Stored rows:

· · · · ·

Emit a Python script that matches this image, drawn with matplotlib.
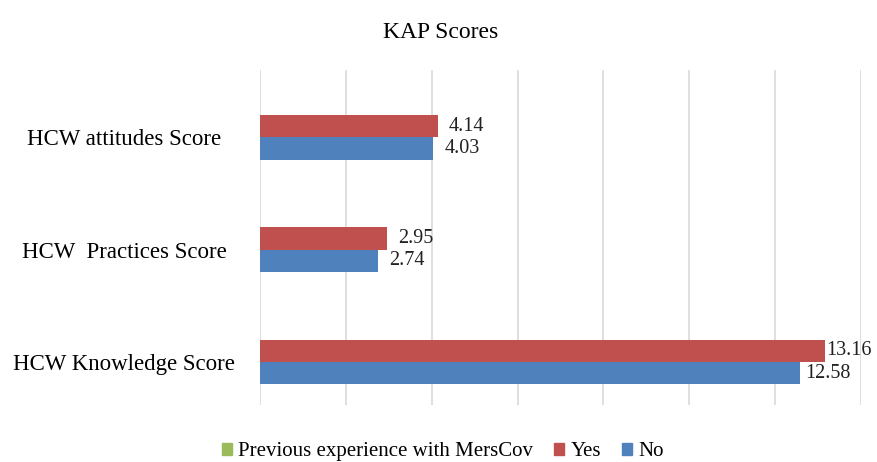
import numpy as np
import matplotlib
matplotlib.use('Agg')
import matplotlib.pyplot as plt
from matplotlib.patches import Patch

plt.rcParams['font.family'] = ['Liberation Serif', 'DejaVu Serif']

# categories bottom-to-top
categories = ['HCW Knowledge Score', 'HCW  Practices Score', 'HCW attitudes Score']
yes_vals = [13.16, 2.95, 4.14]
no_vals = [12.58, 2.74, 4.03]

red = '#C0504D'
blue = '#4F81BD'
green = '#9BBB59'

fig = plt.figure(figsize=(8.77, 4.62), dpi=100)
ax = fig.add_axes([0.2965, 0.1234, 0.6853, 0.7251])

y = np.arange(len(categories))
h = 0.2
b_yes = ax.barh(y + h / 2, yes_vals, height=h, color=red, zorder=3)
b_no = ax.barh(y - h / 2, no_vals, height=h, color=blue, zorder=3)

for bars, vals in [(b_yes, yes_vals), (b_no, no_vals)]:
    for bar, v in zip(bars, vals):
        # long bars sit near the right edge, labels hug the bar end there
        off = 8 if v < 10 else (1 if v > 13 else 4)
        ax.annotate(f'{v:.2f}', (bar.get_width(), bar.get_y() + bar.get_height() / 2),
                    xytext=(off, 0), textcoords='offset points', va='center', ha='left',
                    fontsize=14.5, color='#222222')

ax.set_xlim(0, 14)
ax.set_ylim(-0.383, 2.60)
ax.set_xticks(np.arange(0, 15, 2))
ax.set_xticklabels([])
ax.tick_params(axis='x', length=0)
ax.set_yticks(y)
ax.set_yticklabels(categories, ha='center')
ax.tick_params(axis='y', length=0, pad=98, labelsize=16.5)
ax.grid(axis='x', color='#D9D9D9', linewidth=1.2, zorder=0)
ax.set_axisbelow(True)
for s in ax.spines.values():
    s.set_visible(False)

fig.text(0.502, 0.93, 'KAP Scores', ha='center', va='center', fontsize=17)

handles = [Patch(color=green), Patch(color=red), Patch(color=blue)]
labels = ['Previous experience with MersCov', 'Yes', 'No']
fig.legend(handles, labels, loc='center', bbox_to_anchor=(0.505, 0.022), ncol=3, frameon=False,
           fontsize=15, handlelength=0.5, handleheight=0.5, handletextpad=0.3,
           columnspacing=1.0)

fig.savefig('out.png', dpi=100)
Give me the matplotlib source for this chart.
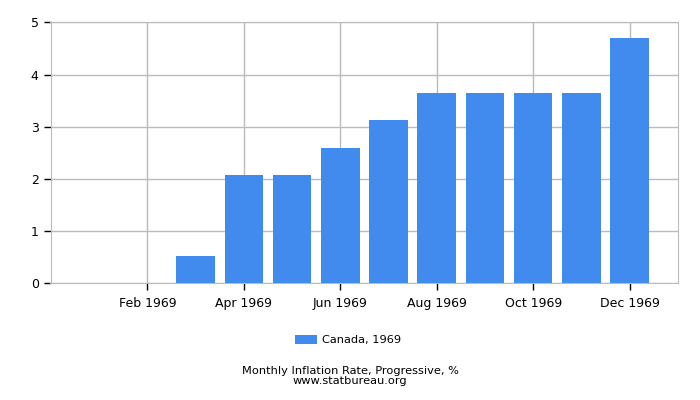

· · · · ·

Aim: How many of the lines above include the string "matplotlib"? Answer with the number only.

Reply: 6